**Challenge**
Exactly the lines from the start of the data below through the line that contains "(0,0) rectangle (1133,856);" are to be copied, with pictures left out.

**Collected material**
+ + +

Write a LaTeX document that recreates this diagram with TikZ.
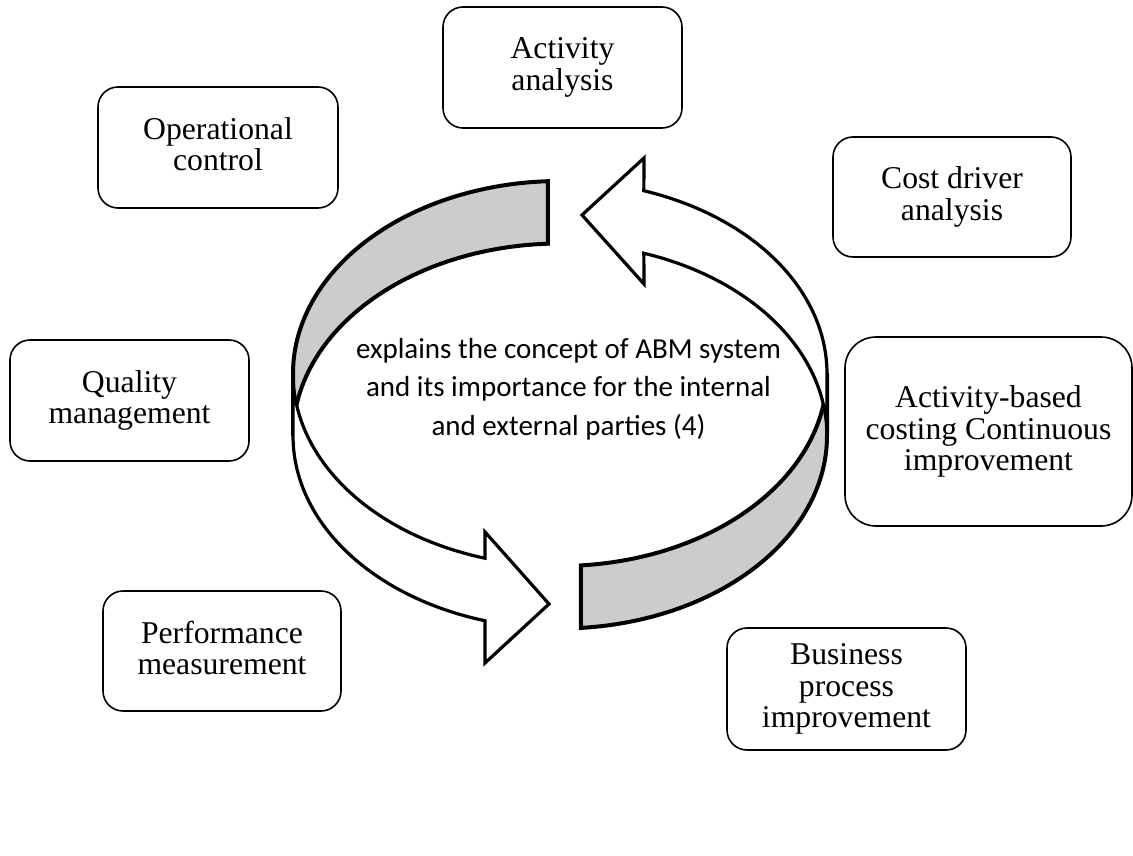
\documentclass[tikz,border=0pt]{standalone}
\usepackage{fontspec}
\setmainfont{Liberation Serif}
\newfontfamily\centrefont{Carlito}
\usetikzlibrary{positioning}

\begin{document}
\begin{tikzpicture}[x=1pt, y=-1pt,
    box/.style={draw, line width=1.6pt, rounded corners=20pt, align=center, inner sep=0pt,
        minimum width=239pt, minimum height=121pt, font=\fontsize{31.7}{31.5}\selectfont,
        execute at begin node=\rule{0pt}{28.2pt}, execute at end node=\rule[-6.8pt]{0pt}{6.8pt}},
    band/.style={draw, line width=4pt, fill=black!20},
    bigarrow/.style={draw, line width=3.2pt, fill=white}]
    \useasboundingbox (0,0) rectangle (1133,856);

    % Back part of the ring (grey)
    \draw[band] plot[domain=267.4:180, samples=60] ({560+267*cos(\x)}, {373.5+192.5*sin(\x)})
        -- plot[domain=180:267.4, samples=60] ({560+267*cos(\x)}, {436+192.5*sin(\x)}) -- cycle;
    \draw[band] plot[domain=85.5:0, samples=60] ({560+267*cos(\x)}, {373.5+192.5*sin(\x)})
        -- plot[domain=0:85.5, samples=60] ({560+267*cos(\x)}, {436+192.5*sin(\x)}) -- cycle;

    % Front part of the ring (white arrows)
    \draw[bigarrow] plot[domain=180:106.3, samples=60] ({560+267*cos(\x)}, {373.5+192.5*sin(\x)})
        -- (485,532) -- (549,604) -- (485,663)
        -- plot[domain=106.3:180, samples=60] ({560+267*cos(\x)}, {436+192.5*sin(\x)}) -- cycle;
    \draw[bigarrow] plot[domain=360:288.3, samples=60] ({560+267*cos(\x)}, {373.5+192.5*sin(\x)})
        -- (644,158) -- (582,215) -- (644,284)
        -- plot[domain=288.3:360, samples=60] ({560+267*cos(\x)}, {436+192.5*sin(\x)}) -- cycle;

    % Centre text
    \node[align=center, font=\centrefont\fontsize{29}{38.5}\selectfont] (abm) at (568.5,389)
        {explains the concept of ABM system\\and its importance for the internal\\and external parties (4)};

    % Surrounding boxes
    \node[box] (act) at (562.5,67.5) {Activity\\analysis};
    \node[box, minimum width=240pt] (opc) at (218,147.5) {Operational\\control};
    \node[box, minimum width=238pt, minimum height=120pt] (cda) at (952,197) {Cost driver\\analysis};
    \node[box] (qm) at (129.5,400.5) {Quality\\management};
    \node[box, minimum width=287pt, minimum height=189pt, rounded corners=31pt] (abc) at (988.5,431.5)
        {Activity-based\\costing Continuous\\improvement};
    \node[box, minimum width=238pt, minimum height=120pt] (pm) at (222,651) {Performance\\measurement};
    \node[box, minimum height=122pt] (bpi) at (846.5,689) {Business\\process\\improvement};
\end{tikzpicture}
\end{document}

+ + +

**Task output**
Write a LaTeX document that recreates this diagram with TikZ.
\documentclass[tikz,border=0pt]{standalone}
\usepackage{fontspec}
\setmainfont{Liberation Serif}
\newfontfamily\centrefont{Carlito}
\usetikzlibrary{positioning}

\begin{document}
\begin{tikzpicture}[x=1pt, y=-1pt,
    box/.style={draw, line width=1.6pt, rounded corners=20pt, align=center, inner sep=0pt,
        minimum width=239pt, minimum height=121pt, font=\fontsize{31.7}{31.5}\selectfont,
        execute at begin node=\rule{0pt}{28.2pt}, execute at end node=\rule[-6.8pt]{0pt}{6.8pt}},
    band/.style={draw, line width=4pt, fill=black!20},
    bigarrow/.style={draw, line width=3.2pt, fill=white}]
    \useasboundingbox (0,0) rectangle (1133,856);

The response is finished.